▶ **STORED RECORDS**
-=-=-=-=-

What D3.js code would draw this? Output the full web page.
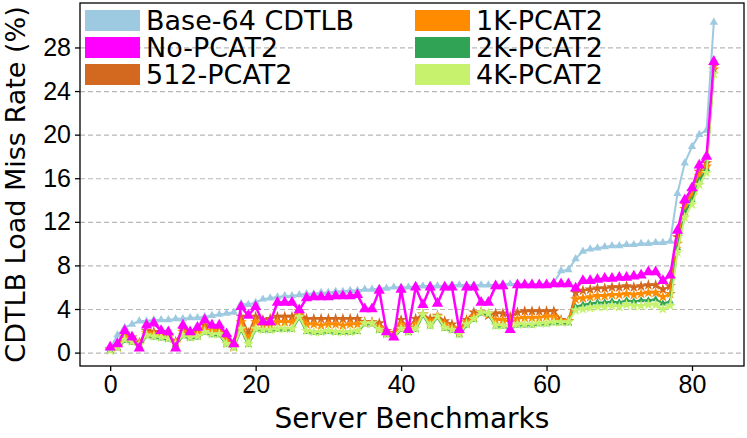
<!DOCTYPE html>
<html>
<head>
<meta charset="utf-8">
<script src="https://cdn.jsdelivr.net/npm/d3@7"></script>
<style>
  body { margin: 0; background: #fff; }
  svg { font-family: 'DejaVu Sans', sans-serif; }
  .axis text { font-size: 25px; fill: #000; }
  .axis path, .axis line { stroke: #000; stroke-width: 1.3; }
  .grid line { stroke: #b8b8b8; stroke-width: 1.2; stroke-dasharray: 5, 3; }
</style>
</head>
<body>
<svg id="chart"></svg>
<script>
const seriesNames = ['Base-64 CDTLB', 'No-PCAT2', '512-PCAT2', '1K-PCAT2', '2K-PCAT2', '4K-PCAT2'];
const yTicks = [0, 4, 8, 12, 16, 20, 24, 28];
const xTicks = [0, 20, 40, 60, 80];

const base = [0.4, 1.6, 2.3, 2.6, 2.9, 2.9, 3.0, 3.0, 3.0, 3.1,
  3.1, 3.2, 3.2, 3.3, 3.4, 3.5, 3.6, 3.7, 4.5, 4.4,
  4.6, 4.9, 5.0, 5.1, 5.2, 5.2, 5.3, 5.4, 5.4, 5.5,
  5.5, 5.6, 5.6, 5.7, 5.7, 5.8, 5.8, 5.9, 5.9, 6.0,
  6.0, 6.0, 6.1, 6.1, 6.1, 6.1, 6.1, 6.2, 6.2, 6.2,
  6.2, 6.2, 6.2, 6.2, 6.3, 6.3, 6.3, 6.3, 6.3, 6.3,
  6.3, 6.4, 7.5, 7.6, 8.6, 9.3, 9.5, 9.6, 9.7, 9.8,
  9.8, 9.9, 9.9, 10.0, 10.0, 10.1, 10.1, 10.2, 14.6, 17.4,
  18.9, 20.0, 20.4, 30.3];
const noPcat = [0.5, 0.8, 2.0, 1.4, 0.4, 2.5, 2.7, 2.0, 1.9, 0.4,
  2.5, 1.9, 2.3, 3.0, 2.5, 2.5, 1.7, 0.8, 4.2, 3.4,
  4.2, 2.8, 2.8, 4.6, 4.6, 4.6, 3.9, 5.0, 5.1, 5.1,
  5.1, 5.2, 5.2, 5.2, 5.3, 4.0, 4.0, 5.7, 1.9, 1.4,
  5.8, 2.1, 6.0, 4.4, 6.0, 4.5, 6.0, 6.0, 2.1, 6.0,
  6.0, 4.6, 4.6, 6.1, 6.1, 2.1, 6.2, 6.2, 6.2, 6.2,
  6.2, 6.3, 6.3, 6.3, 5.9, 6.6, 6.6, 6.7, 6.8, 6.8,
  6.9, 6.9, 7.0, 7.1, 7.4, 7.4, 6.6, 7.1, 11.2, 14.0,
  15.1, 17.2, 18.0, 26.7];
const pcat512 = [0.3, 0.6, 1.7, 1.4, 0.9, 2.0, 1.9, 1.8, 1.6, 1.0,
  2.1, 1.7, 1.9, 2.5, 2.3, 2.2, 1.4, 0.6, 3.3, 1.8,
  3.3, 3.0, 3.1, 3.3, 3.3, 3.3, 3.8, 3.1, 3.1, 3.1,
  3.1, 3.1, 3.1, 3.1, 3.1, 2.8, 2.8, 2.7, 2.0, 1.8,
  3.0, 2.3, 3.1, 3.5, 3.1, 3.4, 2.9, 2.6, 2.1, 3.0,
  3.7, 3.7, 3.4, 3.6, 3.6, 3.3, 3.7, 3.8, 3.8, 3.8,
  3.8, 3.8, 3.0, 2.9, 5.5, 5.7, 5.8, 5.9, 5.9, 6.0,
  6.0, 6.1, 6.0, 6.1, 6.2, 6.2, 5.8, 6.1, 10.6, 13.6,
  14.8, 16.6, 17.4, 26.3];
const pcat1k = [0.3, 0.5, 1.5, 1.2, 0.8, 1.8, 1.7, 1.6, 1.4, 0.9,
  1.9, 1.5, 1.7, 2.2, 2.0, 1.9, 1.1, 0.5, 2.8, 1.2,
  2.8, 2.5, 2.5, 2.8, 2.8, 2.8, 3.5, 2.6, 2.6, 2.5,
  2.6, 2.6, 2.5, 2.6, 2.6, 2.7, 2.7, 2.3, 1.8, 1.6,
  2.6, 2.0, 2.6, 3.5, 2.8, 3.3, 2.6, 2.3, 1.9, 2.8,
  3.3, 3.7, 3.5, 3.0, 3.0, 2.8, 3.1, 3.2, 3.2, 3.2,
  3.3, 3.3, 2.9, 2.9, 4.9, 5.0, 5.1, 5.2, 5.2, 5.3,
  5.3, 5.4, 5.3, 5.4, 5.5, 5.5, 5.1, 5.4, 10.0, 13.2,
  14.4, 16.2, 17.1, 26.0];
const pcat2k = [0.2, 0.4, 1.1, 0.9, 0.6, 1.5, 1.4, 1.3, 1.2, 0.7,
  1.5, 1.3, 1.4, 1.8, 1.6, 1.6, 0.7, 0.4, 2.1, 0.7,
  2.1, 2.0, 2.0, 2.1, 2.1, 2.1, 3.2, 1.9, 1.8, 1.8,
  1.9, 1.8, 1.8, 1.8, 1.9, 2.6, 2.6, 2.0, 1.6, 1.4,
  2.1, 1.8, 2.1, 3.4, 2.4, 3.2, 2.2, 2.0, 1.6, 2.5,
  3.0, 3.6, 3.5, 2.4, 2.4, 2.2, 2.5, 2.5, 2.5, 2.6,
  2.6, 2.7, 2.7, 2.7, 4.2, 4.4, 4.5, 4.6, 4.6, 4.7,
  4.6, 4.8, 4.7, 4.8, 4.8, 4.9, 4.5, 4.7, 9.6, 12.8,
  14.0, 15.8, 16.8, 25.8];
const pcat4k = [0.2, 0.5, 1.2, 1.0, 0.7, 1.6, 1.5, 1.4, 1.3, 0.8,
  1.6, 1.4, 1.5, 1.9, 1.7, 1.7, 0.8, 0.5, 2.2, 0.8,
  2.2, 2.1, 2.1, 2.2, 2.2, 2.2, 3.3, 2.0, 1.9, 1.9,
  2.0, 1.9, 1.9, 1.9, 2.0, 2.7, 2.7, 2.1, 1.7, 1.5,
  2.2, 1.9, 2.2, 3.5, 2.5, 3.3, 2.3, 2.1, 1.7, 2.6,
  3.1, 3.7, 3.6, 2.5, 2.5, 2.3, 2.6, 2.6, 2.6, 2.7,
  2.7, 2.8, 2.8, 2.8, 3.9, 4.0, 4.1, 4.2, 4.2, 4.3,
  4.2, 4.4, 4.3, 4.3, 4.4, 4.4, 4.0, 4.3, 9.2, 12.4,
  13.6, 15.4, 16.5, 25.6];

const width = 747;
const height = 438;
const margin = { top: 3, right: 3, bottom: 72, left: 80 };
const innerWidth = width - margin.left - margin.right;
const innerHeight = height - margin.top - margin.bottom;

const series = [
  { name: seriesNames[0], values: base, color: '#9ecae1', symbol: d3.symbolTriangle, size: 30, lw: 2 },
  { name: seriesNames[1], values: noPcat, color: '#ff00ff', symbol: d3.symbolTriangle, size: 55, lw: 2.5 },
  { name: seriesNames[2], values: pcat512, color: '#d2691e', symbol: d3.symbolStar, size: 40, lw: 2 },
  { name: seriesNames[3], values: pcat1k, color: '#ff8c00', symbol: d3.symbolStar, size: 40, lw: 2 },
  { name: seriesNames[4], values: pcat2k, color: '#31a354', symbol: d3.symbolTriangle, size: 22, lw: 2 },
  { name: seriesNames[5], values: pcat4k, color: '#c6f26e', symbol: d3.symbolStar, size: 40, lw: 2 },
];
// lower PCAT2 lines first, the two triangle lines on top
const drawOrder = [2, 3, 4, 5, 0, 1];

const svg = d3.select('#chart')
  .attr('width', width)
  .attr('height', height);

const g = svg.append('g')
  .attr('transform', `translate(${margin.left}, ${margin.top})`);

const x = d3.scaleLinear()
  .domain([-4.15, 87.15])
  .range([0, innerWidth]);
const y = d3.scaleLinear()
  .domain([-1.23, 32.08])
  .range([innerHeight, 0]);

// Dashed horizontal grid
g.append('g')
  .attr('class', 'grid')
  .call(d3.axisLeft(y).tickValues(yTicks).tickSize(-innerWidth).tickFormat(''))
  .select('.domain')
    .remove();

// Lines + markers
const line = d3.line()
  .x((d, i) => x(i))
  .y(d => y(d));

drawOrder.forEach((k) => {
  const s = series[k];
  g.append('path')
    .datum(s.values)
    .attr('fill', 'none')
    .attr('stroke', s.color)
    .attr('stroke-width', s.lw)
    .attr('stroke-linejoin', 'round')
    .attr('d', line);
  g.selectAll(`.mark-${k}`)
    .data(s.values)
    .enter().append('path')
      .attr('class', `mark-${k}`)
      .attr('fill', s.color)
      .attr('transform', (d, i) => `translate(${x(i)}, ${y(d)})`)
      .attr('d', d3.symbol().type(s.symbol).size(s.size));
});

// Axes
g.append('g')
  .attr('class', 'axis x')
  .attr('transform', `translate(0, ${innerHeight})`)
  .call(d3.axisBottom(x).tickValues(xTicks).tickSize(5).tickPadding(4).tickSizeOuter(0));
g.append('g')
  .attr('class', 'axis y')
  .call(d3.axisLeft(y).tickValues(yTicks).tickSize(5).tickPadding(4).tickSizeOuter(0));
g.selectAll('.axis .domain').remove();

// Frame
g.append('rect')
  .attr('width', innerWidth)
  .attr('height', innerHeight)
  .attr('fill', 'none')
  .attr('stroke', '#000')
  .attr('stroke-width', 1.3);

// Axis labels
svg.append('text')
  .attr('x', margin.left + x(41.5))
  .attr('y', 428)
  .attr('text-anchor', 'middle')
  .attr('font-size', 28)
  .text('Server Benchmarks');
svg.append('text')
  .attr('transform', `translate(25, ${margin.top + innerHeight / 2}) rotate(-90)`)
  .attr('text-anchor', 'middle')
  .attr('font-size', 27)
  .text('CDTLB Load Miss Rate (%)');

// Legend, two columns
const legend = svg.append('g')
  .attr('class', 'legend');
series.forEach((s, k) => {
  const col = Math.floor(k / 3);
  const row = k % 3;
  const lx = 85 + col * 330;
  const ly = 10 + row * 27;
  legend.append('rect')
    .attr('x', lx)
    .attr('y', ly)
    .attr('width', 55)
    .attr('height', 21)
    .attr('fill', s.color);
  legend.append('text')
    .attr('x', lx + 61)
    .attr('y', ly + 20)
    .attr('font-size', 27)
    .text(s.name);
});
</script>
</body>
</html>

-=-=-=-=-

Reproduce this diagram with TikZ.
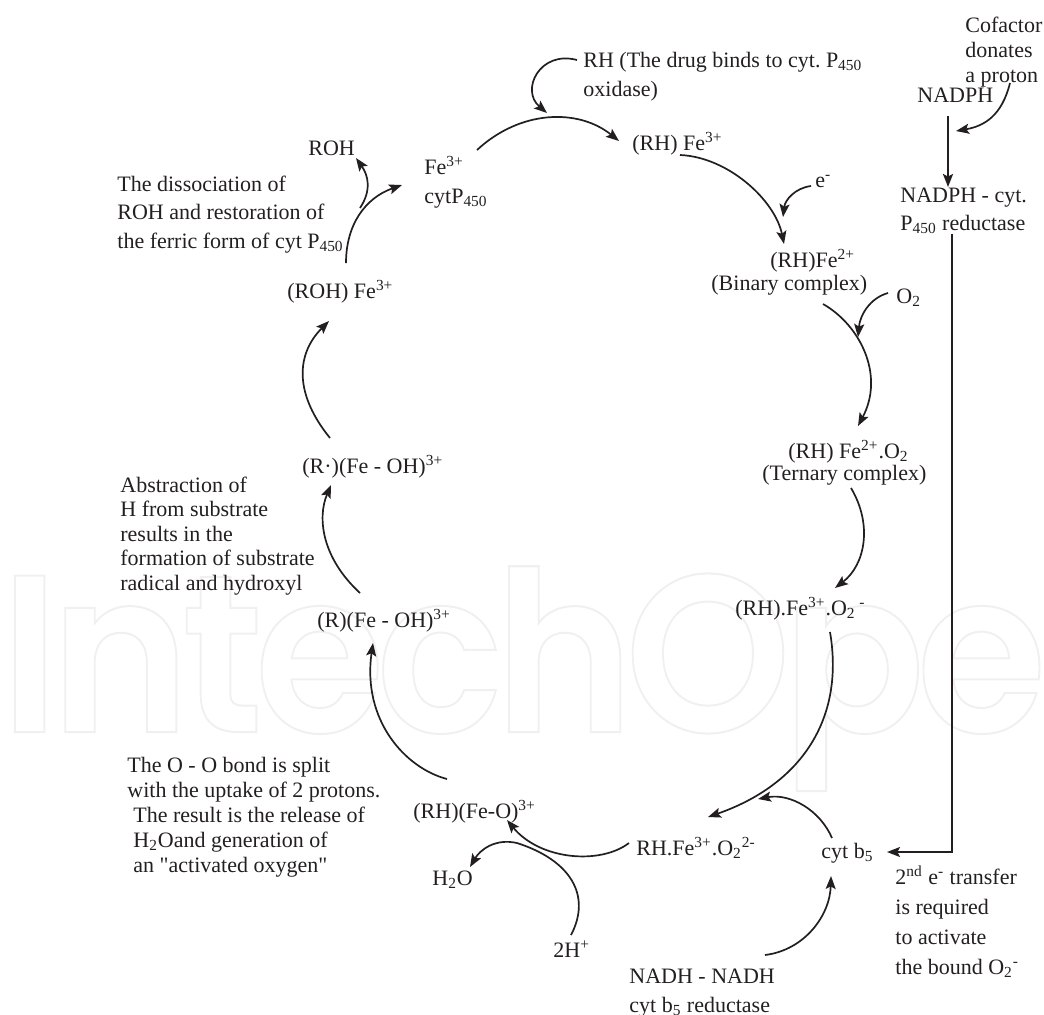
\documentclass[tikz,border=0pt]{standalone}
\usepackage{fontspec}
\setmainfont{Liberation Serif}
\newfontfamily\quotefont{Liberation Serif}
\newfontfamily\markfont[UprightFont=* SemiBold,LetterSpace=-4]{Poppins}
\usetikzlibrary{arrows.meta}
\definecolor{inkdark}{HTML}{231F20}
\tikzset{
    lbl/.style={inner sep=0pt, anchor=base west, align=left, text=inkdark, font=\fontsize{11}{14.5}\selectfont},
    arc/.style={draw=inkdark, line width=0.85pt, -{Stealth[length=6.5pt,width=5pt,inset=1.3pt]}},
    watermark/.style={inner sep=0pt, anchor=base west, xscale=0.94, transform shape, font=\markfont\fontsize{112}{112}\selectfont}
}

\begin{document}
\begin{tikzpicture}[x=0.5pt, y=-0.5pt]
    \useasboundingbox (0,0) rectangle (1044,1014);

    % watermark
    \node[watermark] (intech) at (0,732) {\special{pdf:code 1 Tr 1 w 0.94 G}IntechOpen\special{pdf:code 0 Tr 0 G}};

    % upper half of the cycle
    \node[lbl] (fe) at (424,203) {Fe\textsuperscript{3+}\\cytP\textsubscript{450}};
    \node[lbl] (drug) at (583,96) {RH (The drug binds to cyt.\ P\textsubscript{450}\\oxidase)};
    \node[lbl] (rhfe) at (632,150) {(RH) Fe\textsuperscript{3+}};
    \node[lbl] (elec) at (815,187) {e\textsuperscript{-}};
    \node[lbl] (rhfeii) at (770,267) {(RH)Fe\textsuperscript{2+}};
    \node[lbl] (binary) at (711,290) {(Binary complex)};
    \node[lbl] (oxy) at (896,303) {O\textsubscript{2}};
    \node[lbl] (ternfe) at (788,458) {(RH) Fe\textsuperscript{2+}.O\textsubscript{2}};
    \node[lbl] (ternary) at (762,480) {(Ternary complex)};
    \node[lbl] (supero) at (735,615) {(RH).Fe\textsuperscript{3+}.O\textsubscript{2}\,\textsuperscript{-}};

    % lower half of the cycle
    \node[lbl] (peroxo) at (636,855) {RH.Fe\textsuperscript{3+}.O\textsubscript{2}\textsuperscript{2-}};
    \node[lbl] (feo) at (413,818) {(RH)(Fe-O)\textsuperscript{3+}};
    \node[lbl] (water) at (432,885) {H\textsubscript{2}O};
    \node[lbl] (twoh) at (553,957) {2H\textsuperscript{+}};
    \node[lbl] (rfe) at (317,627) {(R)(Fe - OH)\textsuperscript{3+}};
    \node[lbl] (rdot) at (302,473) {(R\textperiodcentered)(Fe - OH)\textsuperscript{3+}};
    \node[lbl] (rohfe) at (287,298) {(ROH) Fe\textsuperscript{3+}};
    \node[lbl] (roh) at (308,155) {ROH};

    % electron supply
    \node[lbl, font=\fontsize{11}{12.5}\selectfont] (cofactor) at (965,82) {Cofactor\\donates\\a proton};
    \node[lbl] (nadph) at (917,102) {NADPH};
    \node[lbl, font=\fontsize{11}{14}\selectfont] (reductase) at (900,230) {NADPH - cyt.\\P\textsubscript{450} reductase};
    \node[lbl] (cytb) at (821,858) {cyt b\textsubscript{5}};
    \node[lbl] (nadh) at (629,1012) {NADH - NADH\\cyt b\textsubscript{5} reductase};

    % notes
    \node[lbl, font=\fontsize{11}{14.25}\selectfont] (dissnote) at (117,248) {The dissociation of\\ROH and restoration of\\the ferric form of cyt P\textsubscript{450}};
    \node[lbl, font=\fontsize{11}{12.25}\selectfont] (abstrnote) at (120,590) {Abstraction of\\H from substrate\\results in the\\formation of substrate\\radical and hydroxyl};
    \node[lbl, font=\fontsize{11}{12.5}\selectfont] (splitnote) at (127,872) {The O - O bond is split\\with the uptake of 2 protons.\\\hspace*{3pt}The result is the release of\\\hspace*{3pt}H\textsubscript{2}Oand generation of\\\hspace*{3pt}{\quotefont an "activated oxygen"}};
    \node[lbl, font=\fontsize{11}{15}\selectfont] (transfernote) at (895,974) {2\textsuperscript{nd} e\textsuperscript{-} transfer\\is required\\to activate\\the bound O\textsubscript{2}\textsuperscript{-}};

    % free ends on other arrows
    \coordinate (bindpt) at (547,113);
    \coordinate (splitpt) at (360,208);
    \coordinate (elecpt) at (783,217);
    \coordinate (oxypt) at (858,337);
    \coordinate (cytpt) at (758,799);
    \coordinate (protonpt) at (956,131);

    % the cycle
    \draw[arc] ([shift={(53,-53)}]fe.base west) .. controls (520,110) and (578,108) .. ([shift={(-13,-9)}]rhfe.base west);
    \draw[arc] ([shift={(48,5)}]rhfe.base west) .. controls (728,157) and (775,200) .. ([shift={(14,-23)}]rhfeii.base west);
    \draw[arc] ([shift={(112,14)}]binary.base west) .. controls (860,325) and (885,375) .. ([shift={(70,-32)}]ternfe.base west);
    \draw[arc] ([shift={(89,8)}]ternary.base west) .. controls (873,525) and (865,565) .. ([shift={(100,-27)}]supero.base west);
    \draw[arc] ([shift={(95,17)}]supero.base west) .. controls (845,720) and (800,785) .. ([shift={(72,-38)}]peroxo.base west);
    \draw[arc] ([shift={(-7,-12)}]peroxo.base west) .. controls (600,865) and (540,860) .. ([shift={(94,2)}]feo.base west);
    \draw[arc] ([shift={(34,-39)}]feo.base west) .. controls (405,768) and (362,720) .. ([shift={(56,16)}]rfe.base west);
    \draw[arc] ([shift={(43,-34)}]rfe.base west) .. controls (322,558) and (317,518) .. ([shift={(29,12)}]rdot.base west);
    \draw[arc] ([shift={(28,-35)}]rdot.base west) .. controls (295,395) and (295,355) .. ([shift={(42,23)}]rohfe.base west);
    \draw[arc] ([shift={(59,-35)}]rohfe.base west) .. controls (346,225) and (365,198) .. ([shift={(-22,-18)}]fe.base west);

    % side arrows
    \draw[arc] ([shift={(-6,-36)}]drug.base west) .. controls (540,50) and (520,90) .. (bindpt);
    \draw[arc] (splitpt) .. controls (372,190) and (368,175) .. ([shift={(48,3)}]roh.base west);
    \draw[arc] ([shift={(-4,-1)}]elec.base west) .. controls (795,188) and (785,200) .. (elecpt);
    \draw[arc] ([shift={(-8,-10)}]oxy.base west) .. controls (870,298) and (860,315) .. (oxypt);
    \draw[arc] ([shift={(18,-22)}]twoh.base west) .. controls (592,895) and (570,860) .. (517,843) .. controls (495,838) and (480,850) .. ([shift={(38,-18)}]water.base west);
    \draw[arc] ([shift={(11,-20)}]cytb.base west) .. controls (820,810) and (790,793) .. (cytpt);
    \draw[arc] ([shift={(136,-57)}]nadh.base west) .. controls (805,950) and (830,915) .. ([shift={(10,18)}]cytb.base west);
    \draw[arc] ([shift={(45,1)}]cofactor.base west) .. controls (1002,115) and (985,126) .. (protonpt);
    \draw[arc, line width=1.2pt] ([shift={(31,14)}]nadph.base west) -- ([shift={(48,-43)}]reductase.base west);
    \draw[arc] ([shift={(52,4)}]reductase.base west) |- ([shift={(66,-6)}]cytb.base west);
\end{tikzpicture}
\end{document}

-=-=-=-=-

▶ **EXERCISE REQUIREMENTS**
Copy out, exactly, every line from the one that contains "What D3.js code" through the one that contains "const xTicks = [0, 20, 40, 60, 80];". Pictures stay out of the copy.

▶ **THE REPLY**
What D3.js code would draw this? Output the full web page.
<!DOCTYPE html>
<html>
<head>
<meta charset="utf-8">
<script src="https://cdn.jsdelivr.net/npm/d3@7"></script>
<style>
  body { margin: 0; background: #fff; }
  svg { font-family: 'DejaVu Sans', sans-serif; }
  .axis text { font-size: 25px; fill: #000; }
  .axis path, .axis line { stroke: #000; stroke-width: 1.3; }
  .grid line { stroke: #b8b8b8; stroke-width: 1.2; stroke-dasharray: 5, 3; }
</style>
</head>
<body>
<svg id="chart"></svg>
<script>
const seriesNames = ['Base-64 CDTLB', 'No-PCAT2', '512-PCAT2', '1K-PCAT2', '2K-PCAT2', '4K-PCAT2'];
const yTicks = [0, 4, 8, 12, 16, 20, 24, 28];
const xTicks = [0, 20, 40, 60, 80];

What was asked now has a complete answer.